## Task goal
From the first line of the entries below through the line bearing "from matplotlib.patches import", write out each line exactly. Omit pictures.

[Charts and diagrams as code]
· · · · ·
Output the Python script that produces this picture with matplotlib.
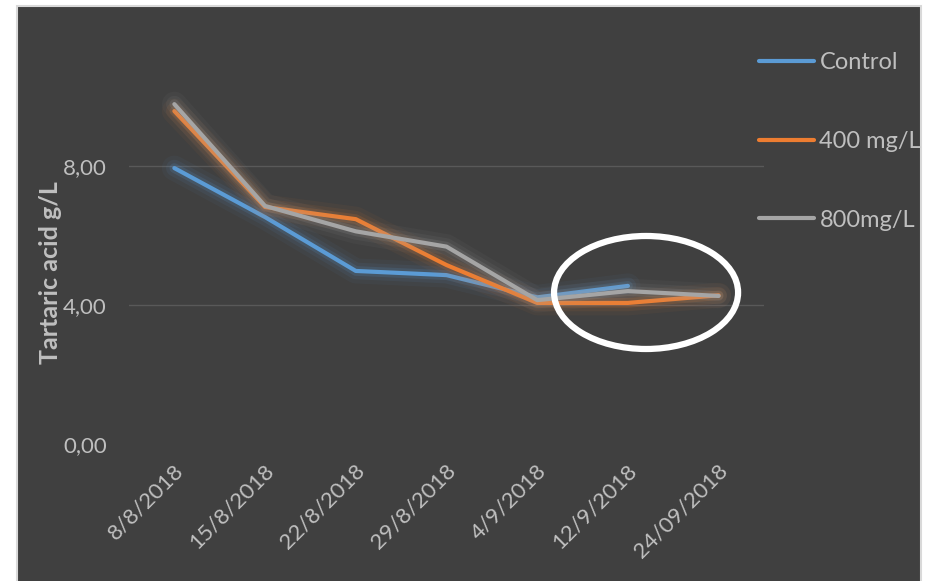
import matplotlib.pyplot as plt
import matplotlib.patheffects as pe
import matplotlib.transforms as mtransforms
from matplotlib.patches import Ellipse, Rectangle

dates = ["8/8/2018", "15/8/2018", "22/8/2018", "29/8/2018", "4/9/2018", "12/9/2018", "24/09/2018"]
control = [7.94, 6.53, 4.98, 4.86, 4.22, 4.55]  # no value for 24/09
mg400 = [9.58, 6.82, 6.47, 5.15, 4.06, 4.06, 4.28]
mg800 = [9.78, 6.85, 6.12, 5.68, 4.14, 4.40, 4.26]

bg = "#404040"
txt = "#bfbfbf"

plt.rcParams["font.family"] = ["Lato", "DejaVu Sans"]

fig = plt.figure(figsize=(9.28, 5.81), dpi=100, facecolor="white")
# dark chart area with a thin light border, white margins like the screenshot
fig.patches.append(Rectangle((17 / 928, -0.01), 904 / 928, 1 - 6 / 581 + 0.01,
                             transform=fig.transFigure, facecolor=bg,
                             edgecolor="#d9d9d9", linewidth=1.5, zorder=-10))

ax = fig.add_axes([129 / 928, 1 - 444 / 581, 635 / 928, 417 / 581])
ax.set_facecolor("none")
ax.set_zorder(5)

x = list(range(len(dates)))
series = [("Control", control, "#5b9bd5"),
          ("400 mg/L", mg400, "#ed7d31"),
          ("800mg/L", mg800, "#a5a5a5")]
for name, vals, col in series:
    # soft glow around each line, as in the original chart
    glow = [pe.Stroke(linewidth=18, foreground=col, alpha=0.05),
            pe.Stroke(linewidth=12, foreground=col, alpha=0.08),
            pe.Stroke(linewidth=7, foreground=col, alpha=0.15),
            pe.Normal()]
    ax.plot(x[:len(vals)], vals, color=col, linewidth=3, label=name,
            solid_capstyle="round", path_effects=glow)

ax.set_xlim(-0.5, 6.5)
ax.set_ylim(0, 12)
ax.set_yticks([0, 4, 8])
ax.set_yticklabels(["0,00", "4,00", "8,00"])
for yv in [4, 8]:
    ax.axhline(yv, color="#595959", linewidth=1, zorder=0)

ax.set_xticks(x)
ax.set_xticklabels(dates, rotation=45, ha="right", va="top", rotation_mode="anchor")
ax.tick_params(axis="x", length=0, pad=12, labelsize=16, labelcolor=txt)
ax.tick_params(axis="y", length=0, pad=16, labelsize=16, labelcolor=txt)
shift = mtransforms.ScaledTranslation(-1 / 100, 0, fig.dpi_scale_trans)
for lab in ax.get_xticklabels():
    lab.set_transform(lab.get_transform() + shift)
for s in ax.spines.values():
    s.set_visible(False)

ax.set_ylabel("Tartaric acid g/L", color=txt, fontsize=18, fontweight="bold")
ax.yaxis.set_label_coords(-0.105, 0.41)

# white ellipse highlighting the last sampling dates
ax.add_patch(Ellipse((5.2, 4.36), 184 / 90.7, 113 / 34.75, fill=False,
                     edgecolor="white", linewidth=4.5, clip_on=False, zorder=5))

leg = ax.legend(loc="upper left", bbox_to_anchor=(0.959, 0.991), frameon=False,
                fontsize=17, labelcolor=txt, handlelength=2.3, handletextpad=0.25,
                labelspacing=2.45)
for h in leg.get_lines():
    h.set_linewidth(3)
    h.set_path_effects([])

fig.savefig("out.png", dpi=100, facecolor="white")
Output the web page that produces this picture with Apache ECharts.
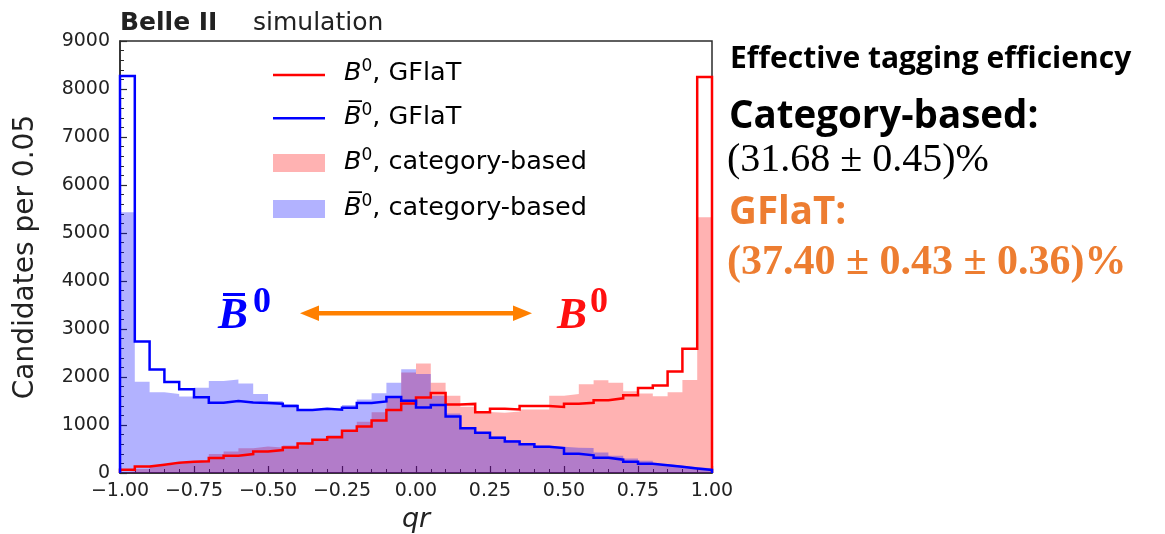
<!DOCTYPE html>
<html>
<head>
<meta charset="utf-8">
<script src="https://cdn.jsdelivr.net/npm/echarts@6/dist/echarts.min.js"></script>
<style>
html,body{margin:0;padding:0;background:#fff;}
#chart{width:1165px;height:534px;}
</style>
</head>
<body>
<div id="chart"></div>
<script>
// Histogram binning (qr from -1 to 1, 40 bins of 0.05)
const binLow = -1;
const binWidth = 0.05;

// B0, GFlaT (red step line)
const bGFlaT = [69, 135, 173, 212, 235, 245, 315, 360, 394, 450, 478, 533, 616, 692, 745, 882, 968, 1095, 1315, 1450,
  1575, 1665, 1425, 1440, 1268, 1338, 1324, 1397, 1394, 1376, 1443, 1462, 1515, 1556, 1618, 1772, 1823, 2115, 2590, 8250];
// B0bar, GFlaT (blue step line)
const bbarGFlaT = [8270, 2740, 2155, 1895, 1745, 1580, 1462, 1500, 1470, 1460, 1445, 1398, 1315, 1340, 1318, 1360, 1456, 1490, 1585, 1505,
  1365, 1415, 1176, 930, 840, 735, 655, 600, 545, 520, 400, 368, 319, 278, 236, 191, 163, 128, 94, 63];
// B0, category-based (red filled)
const bCat = [35, 85, 150, 190, 230, 250, 395, 450, 515, 550, 530, 575, 612, 700, 785, 860, 1070, 1265, 1570, 2095,
  2280, 1880, 1610, 1380, 1270, 1255, 1280, 1325, 1325, 1610, 1645, 1850, 1930, 1880, 1705, 1655, 1600, 1680, 1940, 5330];
// B0bar, category-based (blue filled)
const bbarCat = [5430, 1900, 1680, 1645, 1595, 1775, 1915, 1950, 1862, 1645, 1500, 1430, 1330, 1335, 1350, 1415, 1530, 1660, 1880, 2160,
  2060, 1610, 1240, 950, 830, 760, 685, 616, 567, 547, 525, 519, 429, 360, 304, 256, 187, 152, 118, 97];

const legendLabels = ['B0, GFlaT', 'B0bar, GFlaT', 'B0, category-based', 'B0bar, category-based'];

function stepData(vals) {
  const pts = [[binLow, 0]];
  vals.forEach((v, i) => pts.push([binLow + i * binWidth, v]));
  const hi = binLow + vals.length * binWidth;
  pts.push([hi, vals[vals.length - 1]]);
  pts.push([hi, 0]);
  return pts;
}

const AX = '#2b2b2b';
const TXT = '#222';
const SANS = 'DejaVu Sans';

const chart = echarts.init(document.getElementById('chart'), null, {renderer: 'canvas'});

function fillSeries(name, vals, color) {
  return {
    name: name, type: 'line', step: 'end', data: stepData(vals), symbol: 'none', silent: true,
    lineStyle: {width: 0, opacity: 0}, areaStyle: {color: color, opacity: 1}, z: 1
  };
}
function stepSeries(name, vals, color, z) {
  return {
    name: name, type: 'line', step: 'end', data: stepData(vals), symbol: 'none', silent: true,
    lineStyle: {color: color, width: 2.5, join: 'miter', cap: 'butt'}, z: z
  };
}

const legendRich = {
  i: {fontFamily: SANS, fontStyle: 'italic', fontSize: 25.5, lineHeight: 30, color: TXT},
  s: {fontFamily: SANS, fontSize: 17, lineHeight: 17, verticalAlign: 'top', color: TXT},
  n: {fontFamily: SANS, fontSize: 25.5, lineHeight: 30, color: TXT}
};

const option = {
  animation: false,
  backgroundColor: '#fff',
  grid: {left: 120, right: 453, top: 41, bottom: 61, outerBoundsMode: 'none', containLabel: false,
    show: true, borderColor: AX, borderWidth: 1.5, backgroundColor: 'transparent'},
  xAxis: {
    type: 'value', min: -1, max: 1, interval: 0.25,
    axisLine: {show: true, onZero: false, lineStyle: {color: AX, width: 1.5}},
    axisTick: {show: true, inside: true, length: 7, lineStyle: {color: AX, width: 1.2}},
    minorTick: {show: true, splitNumber: 5, length: 4, lineStyle: {color: AX, width: 1}},
    splitLine: {show: false},
    axisLabel: {
      show: true, margin: 9, color: TXT, fontFamily: SANS, fontSize: 19, showMinLabel: true, showMaxLabel: true,
      formatter: v => (v < 0 ? '\u2212' : '') + Math.abs(v).toFixed(2)
    },
    name: 'qr', nameLocation: 'middle', nameGap: 33,
    nameTextStyle: {fontFamily: SANS, fontStyle: 'italic', fontSize: 27, color: TXT}
  },
  yAxis: {
    type: 'value', min: 0, max: 9000, interval: 1000,
    axisLine: {show: true, onZero: false, lineStyle: {color: AX, width: 1.5}},
    axisTick: {show: true, inside: true, length: 7, lineStyle: {color: AX, width: 1.2}},
    minorTick: {show: true, splitNumber: 5, length: 4, lineStyle: {color: AX, width: 1}},
    splitLine: {show: false},
    axisLabel: {show: true, margin: 10, color: TXT, fontFamily: SANS, fontSize: 19, formatter: v => String(v)},
    name: 'Candidates per 0.05', nameLocation: 'middle', nameGap: 80,
    nameTextStyle: {fontFamily: SANS, fontSize: 28, color: TXT}
  },
  series: [
    fillSeries(legendLabels[2], bCat, 'rgba(255,0,0,0.3)'),
    fillSeries(legendLabels[3], bbarCat, 'rgba(0,0,255,0.3)'),
    stepSeries(legendLabels[0], bGFlaT, '#ff0000', 3),
    stepSeries(legendLabels[1], bbarGFlaT, '#0000ff', 4)
  ],
  graphic: [
    // Title
    {type: 'text', left: 120, top: 11, z: 100, style: {text: 'Belle II', font: 'bold 25px "DejaVu Sans"', fill: TXT}},
    {type: 'text', left: 253, top: 11, z: 100, style: {text: 'simulation', font: '25px "DejaVu Sans"', fill: TXT}},
    // Legend
    {type: 'rect', z: 100, shape: {x: 273, y: 73.8, width: 52, height: 2.5}, style: {fill: '#ff0000'}},
    {type: 'rect', z: 100, shape: {x: 273, y: 117, width: 52, height: 2.5}, style: {fill: '#0000ff'}},
    {type: 'rect', z: 100, shape: {x: 273, y: 154, width: 52, height: 18}, style: {fill: 'rgba(255,0,0,0.3)'}},
    {type: 'rect', z: 100, shape: {x: 273, y: 200, width: 52, height: 18}, style: {fill: 'rgba(0,0,255,0.3)'}},
    {type: 'text', z: 100, x: 344, y: 73, style: {text: '{i|B}{s|0}{n|, GFlaT}', rich: legendRich, verticalAlign: 'middle'}},
    {type: 'text', z: 100, x: 344, y: 117, style: {text: '{i|B\u0305}{s|0}{n|, GFlaT}', rich: legendRich, verticalAlign: 'middle'}},
    {type: 'text', z: 100, x: 344, y: 162, style: {text: '{i|B}{s|0}{n|, category-based}', rich: legendRich, verticalAlign: 'middle'}},
    {type: 'text', z: 100, x: 344, y: 208, style: {text: '{i|B\u0305}{s|0}{n|, category-based}', rich: legendRich, verticalAlign: 'middle'}},
    // Annotations in the plot
    {type: 'text', z: 100, x: 218, y: 316, style: {text: 'B', font: 'italic bold 45px "Liberation Serif"', fill: '#0000ff', verticalAlign: 'middle'}},
    {type: 'rect', z: 100, shape: {x: 223, y: 293, width: 22, height: 3}, style: {fill: '#0000ff'}},
    {type: 'text', z: 100, x: 253, y: 303, style: {text: '0', font: 'bold 36px "Liberation Serif"', fill: '#0000ff', verticalAlign: 'middle'}},
    {type: 'text', z: 100, x: 557, y: 316, style: {text: 'B', font: 'italic bold 45px "Liberation Serif"', fill: '#ff1010', verticalAlign: 'middle'}},
    {type: 'text', z: 100, x: 590, y: 303, style: {text: '0', font: 'bold 36px "Liberation Serif"', fill: '#ff1010', verticalAlign: 'middle'}},
    // Double-headed arrow
    {type: 'rect', z: 100, shape: {x: 316, y: 311, width: 200, height: 4.5}, style: {fill: '#ff8000'}},
    {type: 'polygon', z: 100, shape: {points: [[300, 313.3], [319, 305.5], [319, 321]]}, style: {fill: '#ff8000'}},
    {type: 'polygon', z: 100, shape: {points: [[532, 313.3], [513, 305.5], [513, 321]]}, style: {fill: '#ff8000'}},
    // Right-hand text panel
    {type: 'text', z: 100, x: 730, y: 59, style: {text: 'Effective tagging efficiency', font: 'bold 30px "Open Sans"', fill: '#000', verticalAlign: 'middle'}},
    {type: 'text', z: 100, x: 729, y: 117, style: {text: 'Category-based:', font: 'bold 38.5px "Open Sans"', fill: '#000', verticalAlign: 'middle'}},
    {type: 'text', z: 100, x: 727, y: 160, style: {text: '(31.68 \u00b1 0.45)%', font: '40px "Liberation Serif"', fill: '#000', verticalAlign: 'middle'}},
    {type: 'text', z: 100, x: 729, y: 213, style: {text: 'GFlaT:', font: 'bold 38.5px "Open Sans"', fill: '#ed7d31', verticalAlign: 'middle'}},
    {type: 'text', z: 100, x: 727, y: 263, style: {text: '(37.40 \u00b1 0.43 \u00b1 0.36)%', font: 'bold 42px "Liberation Serif"', fill: '#ed7d31', verticalAlign: 'middle'}}
  ]
};
chart.setOption(option);
</script>
</body>
</html>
· · · · ·
## Task result
Output the Python script that produces this picture with matplotlib.
import matplotlib.pyplot as plt
import matplotlib.patheffects as pe
import matplotlib.transforms as mtransforms
from matplotlib.patches import Ellipse, Rectangle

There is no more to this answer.